REQUIREMENT — Transcribe all of the material below word for word and leave out its pictures.

DATASET CONTENT —

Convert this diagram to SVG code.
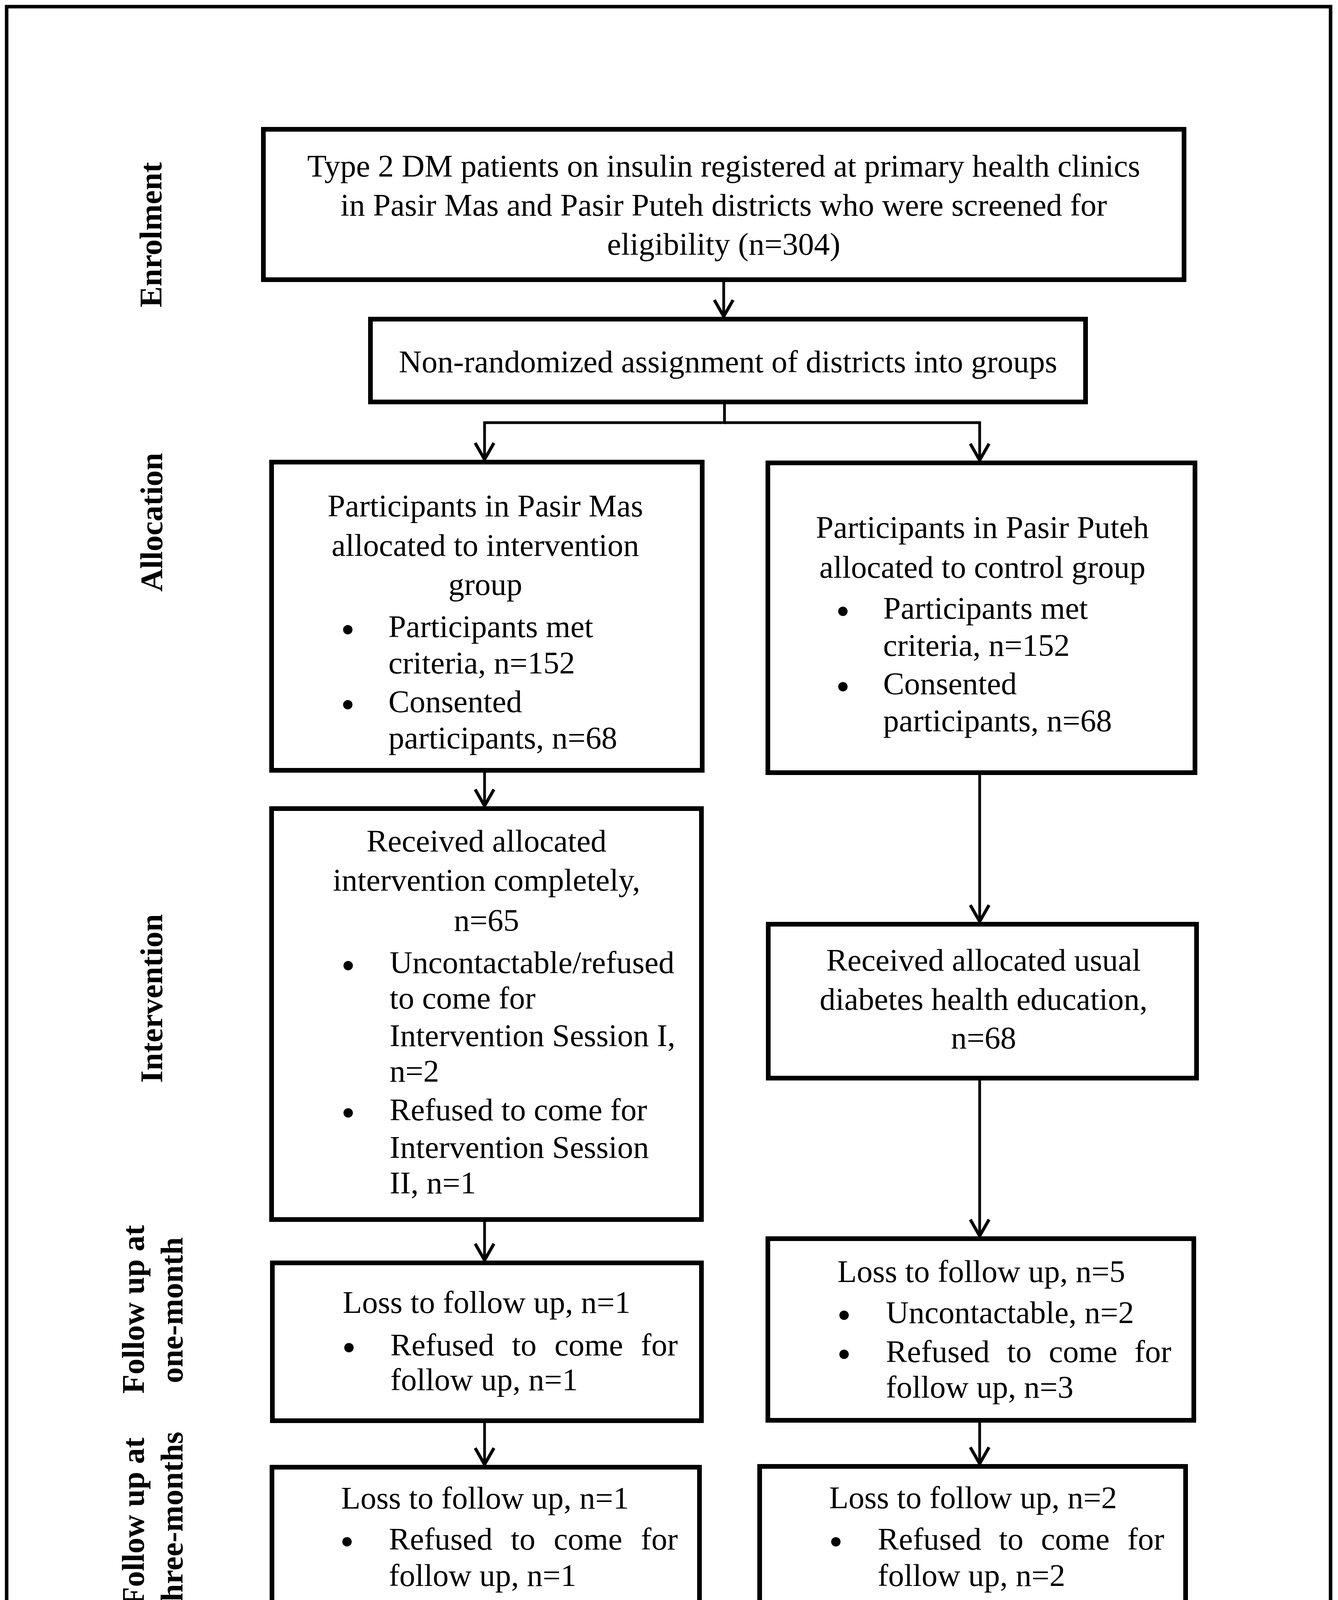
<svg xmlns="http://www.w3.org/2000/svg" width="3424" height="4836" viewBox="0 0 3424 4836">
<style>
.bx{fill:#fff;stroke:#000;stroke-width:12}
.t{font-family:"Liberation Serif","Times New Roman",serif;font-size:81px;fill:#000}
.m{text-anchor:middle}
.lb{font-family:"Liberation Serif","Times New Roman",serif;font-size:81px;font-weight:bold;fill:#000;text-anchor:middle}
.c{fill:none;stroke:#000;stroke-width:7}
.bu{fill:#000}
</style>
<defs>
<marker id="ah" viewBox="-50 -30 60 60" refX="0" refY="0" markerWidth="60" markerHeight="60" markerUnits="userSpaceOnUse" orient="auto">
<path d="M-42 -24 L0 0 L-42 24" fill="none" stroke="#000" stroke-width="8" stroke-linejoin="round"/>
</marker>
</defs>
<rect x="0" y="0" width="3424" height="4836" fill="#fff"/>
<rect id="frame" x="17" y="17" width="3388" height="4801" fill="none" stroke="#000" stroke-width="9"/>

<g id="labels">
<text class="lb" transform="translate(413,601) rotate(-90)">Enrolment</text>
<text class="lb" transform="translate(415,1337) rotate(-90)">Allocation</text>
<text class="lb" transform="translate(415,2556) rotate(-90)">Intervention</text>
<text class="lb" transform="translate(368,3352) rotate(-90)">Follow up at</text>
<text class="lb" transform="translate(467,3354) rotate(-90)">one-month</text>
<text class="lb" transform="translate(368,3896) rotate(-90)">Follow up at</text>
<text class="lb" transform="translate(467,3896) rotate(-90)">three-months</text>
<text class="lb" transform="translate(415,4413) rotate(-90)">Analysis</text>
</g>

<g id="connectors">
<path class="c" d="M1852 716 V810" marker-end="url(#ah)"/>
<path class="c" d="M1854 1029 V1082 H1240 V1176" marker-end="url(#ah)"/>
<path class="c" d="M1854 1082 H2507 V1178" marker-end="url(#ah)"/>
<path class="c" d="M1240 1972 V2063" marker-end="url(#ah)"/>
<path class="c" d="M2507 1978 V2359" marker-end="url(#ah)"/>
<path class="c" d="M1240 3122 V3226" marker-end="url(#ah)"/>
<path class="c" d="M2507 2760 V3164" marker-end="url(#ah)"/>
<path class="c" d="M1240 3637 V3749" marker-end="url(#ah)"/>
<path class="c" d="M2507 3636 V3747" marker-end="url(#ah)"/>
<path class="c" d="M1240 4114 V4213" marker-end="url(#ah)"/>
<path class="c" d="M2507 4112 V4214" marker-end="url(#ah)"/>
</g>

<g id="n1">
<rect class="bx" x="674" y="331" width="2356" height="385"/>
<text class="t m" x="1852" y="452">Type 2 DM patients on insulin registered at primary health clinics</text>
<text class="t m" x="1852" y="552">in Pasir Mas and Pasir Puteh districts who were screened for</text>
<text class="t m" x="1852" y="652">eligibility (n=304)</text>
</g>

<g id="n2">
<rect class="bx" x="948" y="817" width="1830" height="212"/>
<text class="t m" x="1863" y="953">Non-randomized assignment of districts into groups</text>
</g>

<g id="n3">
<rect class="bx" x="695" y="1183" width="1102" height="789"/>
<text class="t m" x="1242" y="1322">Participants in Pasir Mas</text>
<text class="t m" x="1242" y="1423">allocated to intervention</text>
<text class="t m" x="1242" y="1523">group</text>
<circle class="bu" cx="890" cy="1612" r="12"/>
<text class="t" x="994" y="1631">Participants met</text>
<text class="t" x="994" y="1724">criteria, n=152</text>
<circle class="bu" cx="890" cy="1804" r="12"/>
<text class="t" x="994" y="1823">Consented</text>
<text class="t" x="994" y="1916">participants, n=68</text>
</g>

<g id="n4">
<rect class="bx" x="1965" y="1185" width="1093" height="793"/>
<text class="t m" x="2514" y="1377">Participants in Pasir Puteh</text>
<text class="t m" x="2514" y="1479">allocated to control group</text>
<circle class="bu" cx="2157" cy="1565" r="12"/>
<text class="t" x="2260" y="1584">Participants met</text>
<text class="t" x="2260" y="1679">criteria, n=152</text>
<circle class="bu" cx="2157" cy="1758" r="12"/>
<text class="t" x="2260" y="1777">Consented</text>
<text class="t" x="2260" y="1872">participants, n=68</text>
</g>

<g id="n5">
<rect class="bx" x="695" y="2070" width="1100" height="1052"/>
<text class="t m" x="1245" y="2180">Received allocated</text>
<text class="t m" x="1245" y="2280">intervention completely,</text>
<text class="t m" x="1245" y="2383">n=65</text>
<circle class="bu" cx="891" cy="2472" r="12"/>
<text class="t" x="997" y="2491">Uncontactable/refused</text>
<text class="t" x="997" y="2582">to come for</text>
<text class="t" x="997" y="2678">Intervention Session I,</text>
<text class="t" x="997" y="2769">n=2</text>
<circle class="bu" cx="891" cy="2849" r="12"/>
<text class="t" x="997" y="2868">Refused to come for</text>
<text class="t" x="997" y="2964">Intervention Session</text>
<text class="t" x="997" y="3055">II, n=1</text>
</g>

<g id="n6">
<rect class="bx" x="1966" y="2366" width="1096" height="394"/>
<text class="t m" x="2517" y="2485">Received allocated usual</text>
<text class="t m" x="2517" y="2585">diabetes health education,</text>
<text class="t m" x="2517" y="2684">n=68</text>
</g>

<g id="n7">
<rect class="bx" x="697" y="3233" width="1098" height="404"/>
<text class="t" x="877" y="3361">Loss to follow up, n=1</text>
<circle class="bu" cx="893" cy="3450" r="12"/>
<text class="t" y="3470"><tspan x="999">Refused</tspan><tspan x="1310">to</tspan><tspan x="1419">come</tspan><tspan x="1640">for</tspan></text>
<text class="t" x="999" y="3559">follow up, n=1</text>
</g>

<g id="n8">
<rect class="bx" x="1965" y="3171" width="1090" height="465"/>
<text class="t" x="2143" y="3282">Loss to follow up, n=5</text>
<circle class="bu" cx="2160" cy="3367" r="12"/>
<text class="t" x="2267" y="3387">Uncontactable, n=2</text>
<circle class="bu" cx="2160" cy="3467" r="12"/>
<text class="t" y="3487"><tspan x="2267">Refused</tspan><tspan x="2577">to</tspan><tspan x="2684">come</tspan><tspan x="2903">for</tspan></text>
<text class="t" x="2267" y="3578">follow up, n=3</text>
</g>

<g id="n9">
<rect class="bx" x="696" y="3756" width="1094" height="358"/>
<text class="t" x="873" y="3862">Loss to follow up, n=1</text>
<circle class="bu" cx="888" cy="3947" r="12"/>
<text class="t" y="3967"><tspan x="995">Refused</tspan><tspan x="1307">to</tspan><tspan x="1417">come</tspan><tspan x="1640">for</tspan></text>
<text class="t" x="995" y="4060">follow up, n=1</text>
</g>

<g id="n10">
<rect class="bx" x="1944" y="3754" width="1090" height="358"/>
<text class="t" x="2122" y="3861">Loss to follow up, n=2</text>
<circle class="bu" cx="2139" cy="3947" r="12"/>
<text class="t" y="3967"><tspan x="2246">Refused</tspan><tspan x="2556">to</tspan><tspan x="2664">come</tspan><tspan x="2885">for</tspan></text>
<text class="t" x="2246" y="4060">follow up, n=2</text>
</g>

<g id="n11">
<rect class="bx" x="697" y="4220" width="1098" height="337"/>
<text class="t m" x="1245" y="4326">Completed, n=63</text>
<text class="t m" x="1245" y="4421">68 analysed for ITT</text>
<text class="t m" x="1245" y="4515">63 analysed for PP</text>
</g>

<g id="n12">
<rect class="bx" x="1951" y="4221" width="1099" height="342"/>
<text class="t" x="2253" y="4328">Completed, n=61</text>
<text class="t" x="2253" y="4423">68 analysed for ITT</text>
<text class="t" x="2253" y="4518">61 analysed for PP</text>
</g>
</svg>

RESPONSE BELOW —
Convert this diagram to SVG code.
<svg xmlns="http://www.w3.org/2000/svg" width="3424" height="4836" viewBox="0 0 3424 4836">
<style>
.bx{fill:#fff;stroke:#000;stroke-width:12}
.t{font-family:"Liberation Serif","Times New Roman",serif;font-size:81px;fill:#000}
.m{text-anchor:middle}
.lb{font-family:"Liberation Serif","Times New Roman",serif;font-size:81px;font-weight:bold;fill:#000;text-anchor:middle}
.c{fill:none;stroke:#000;stroke-width:7}
.bu{fill:#000}
</style>
<defs>
<marker id="ah" viewBox="-50 -30 60 60" refX="0" refY="0" markerWidth="60" markerHeight="60" markerUnits="userSpaceOnUse" orient="auto">
<path d="M-42 -24 L0 0 L-42 24" fill="none" stroke="#000" stroke-width="8" stroke-linejoin="round"/>
</marker>
</defs>
<rect x="0" y="0" width="3424" height="4836" fill="#fff"/>
<rect id="frame" x="17" y="17" width="3388" height="4801" fill="none" stroke="#000" stroke-width="9"/>

<g id="labels">
<text class="lb" transform="translate(413,601) rotate(-90)">Enrolment</text>
<text class="lb" transform="translate(415,1337) rotate(-90)">Allocation</text>
<text class="lb" transform="translate(415,2556) rotate(-90)">Intervention</text>
<text class="lb" transform="translate(368,3352) rotate(-90)">Follow up at</text>
<text class="lb" transform="translate(467,3354) rotate(-90)">one-month</text>
<text class="lb" transform="translate(368,3896) rotate(-90)">Follow up at</text>
<text class="lb" transform="translate(467,3896) rotate(-90)">three-months</text>
<text class="lb" transform="translate(415,4413) rotate(-90)">Analysis</text>
</g>

<g id="connectors">
<path class="c" d="M1852 716 V810" marker-end="url(#ah)"/>
<path class="c" d="M1854 1029 V1082 H1240 V1176" marker-end="url(#ah)"/>
<path class="c" d="M1854 1082 H2507 V1178" marker-end="url(#ah)"/>
<path class="c" d="M1240 1972 V2063" marker-end="url(#ah)"/>
<path class="c" d="M2507 1978 V2359" marker-end="url(#ah)"/>
<path class="c" d="M1240 3122 V3226" marker-end="url(#ah)"/>
<path class="c" d="M2507 2760 V3164" marker-end="url(#ah)"/>
<path class="c" d="M1240 3637 V3749" marker-end="url(#ah)"/>
<path class="c" d="M2507 3636 V3747" marker-end="url(#ah)"/>
<path class="c" d="M1240 4114 V4213" marker-end="url(#ah)"/>
<path class="c" d="M2507 4112 V4214" marker-end="url(#ah)"/>
</g>

<g id="n1">
<rect class="bx" x="674" y="331" width="2356" height="385"/>
<text class="t m" x="1852" y="452">Type 2 DM patients on insulin registered at primary health clinics</text>
<text class="t m" x="1852" y="552">in Pasir Mas and Pasir Puteh districts who were screened for</text>
<text class="t m" x="1852" y="652">eligibility (n=304)</text>
</g>

<g id="n2">
<rect class="bx" x="948" y="817" width="1830" height="212"/>
<text class="t m" x="1863" y="953">Non-randomized assignment of districts into groups</text>
</g>

<g id="n3">
<rect class="bx" x="695" y="1183" width="1102" height="789"/>
<text class="t m" x="1242" y="1322">Participants in Pasir Mas</text>
<text class="t m" x="1242" y="1423">allocated to intervention</text>
<text class="t m" x="1242" y="1523">group</text>
<circle class="bu" cx="890" cy="1612" r="12"/>
<text class="t" x="994" y="1631">Participants met</text>
<text class="t" x="994" y="1724">criteria, n=152</text>
<circle class="bu" cx="890" cy="1804" r="12"/>
<text class="t" x="994" y="1823">Consented</text>
<text class="t" x="994" y="1916">participants, n=68</text>
</g>

<g id="n4">
<rect class="bx" x="1965" y="1185" width="1093" height="793"/>
<text class="t m" x="2514" y="1377">Participants in Pasir Puteh</text>
<text class="t m" x="2514" y="1479">allocated to control group</text>
<circle class="bu" cx="2157" cy="1565" r="12"/>
<text class="t" x="2260" y="1584">Participants met</text>
<text class="t" x="2260" y="1679">criteria, n=152</text>
<circle class="bu" cx="2157" cy="1758" r="12"/>
<text class="t" x="2260" y="1777">Consented</text>
<text class="t" x="2260" y="1872">participants, n=68</text>
</g>

<g id="n5">
<rect class="bx" x="695" y="2070" width="1100" height="1052"/>
<text class="t m" x="1245" y="2180">Received allocated</text>
<text class="t m" x="1245" y="2280">intervention completely,</text>
<text class="t m" x="1245" y="2383">n=65</text>
<circle class="bu" cx="891" cy="2472" r="12"/>
<text class="t" x="997" y="2491">Uncontactable/refused</text>
<text class="t" x="997" y="2582">to come for</text>
<text class="t" x="997" y="2678">Intervention Session I,</text>
<text class="t" x="997" y="2769">n=2</text>
<circle class="bu" cx="891" cy="2849" r="12"/>
<text class="t" x="997" y="2868">Refused to come for</text>
<text class="t" x="997" y="2964">Intervention Session</text>
<text class="t" x="997" y="3055">II, n=1</text>
</g>

<g id="n6">
<rect class="bx" x="1966" y="2366" width="1096" height="394"/>
<text class="t m" x="2517" y="2485">Received allocated usual</text>
<text class="t m" x="2517" y="2585">diabetes health education,</text>
<text class="t m" x="2517" y="2684">n=68</text>
</g>

<g id="n7">
<rect class="bx" x="697" y="3233" width="1098" height="404"/>
<text class="t" x="877" y="3361">Loss to follow up, n=1</text>
<circle class="bu" cx="893" cy="3450" r="12"/>
<text class="t" y="3470"><tspan x="999">Refused</tspan><tspan x="1310">to</tspan><tspan x="1419">come</tspan><tspan x="1640">for</tspan></text>
<text class="t" x="999" y="3559">follow up, n=1</text>
</g>

<g id="n8">
<rect class="bx" x="1965" y="3171" width="1090" height="465"/>
<text class="t" x="2143" y="3282">Loss to follow up, n=5</text>
<circle class="bu" cx="2160" cy="3367" r="12"/>
<text class="t" x="2267" y="3387">Uncontactable, n=2</text>
<circle class="bu" cx="2160" cy="3467" r="12"/>
<text class="t" y="3487"><tspan x="2267">Refused</tspan><tspan x="2577">to</tspan><tspan x="2684">come</tspan><tspan x="2903">for</tspan></text>
<text class="t" x="2267" y="3578">follow up, n=3</text>
</g>

<g id="n9">
<rect class="bx" x="696" y="3756" width="1094" height="358"/>
<text class="t" x="873" y="3862">Loss to follow up, n=1</text>
<circle class="bu" cx="888" cy="3947" r="12"/>
<text class="t" y="3967"><tspan x="995">Refused</tspan><tspan x="1307">to</tspan><tspan x="1417">come</tspan><tspan x="1640">for</tspan></text>
<text class="t" x="995" y="4060">follow up, n=1</text>
</g>

<g id="n10">
<rect class="bx" x="1944" y="3754" width="1090" height="358"/>
<text class="t" x="2122" y="3861">Loss to follow up, n=2</text>
<circle class="bu" cx="2139" cy="3947" r="12"/>
<text class="t" y="3967"><tspan x="2246">Refused</tspan><tspan x="2556">to</tspan><tspan x="2664">come</tspan><tspan x="2885">for</tspan></text>
<text class="t" x="2246" y="4060">follow up, n=2</text>
</g>

<g id="n11">
<rect class="bx" x="697" y="4220" width="1098" height="337"/>
<text class="t m" x="1245" y="4326">Completed, n=63</text>
<text class="t m" x="1245" y="4421">68 analysed for ITT</text>
<text class="t m" x="1245" y="4515">63 analysed for PP</text>
</g>

<g id="n12">
<rect class="bx" x="1951" y="4221" width="1099" height="342"/>
<text class="t" x="2253" y="4328">Completed, n=61</text>
<text class="t" x="2253" y="4423">68 analysed for ITT</text>
<text class="t" x="2253" y="4518">61 analysed for PP</text>
</g>
</svg>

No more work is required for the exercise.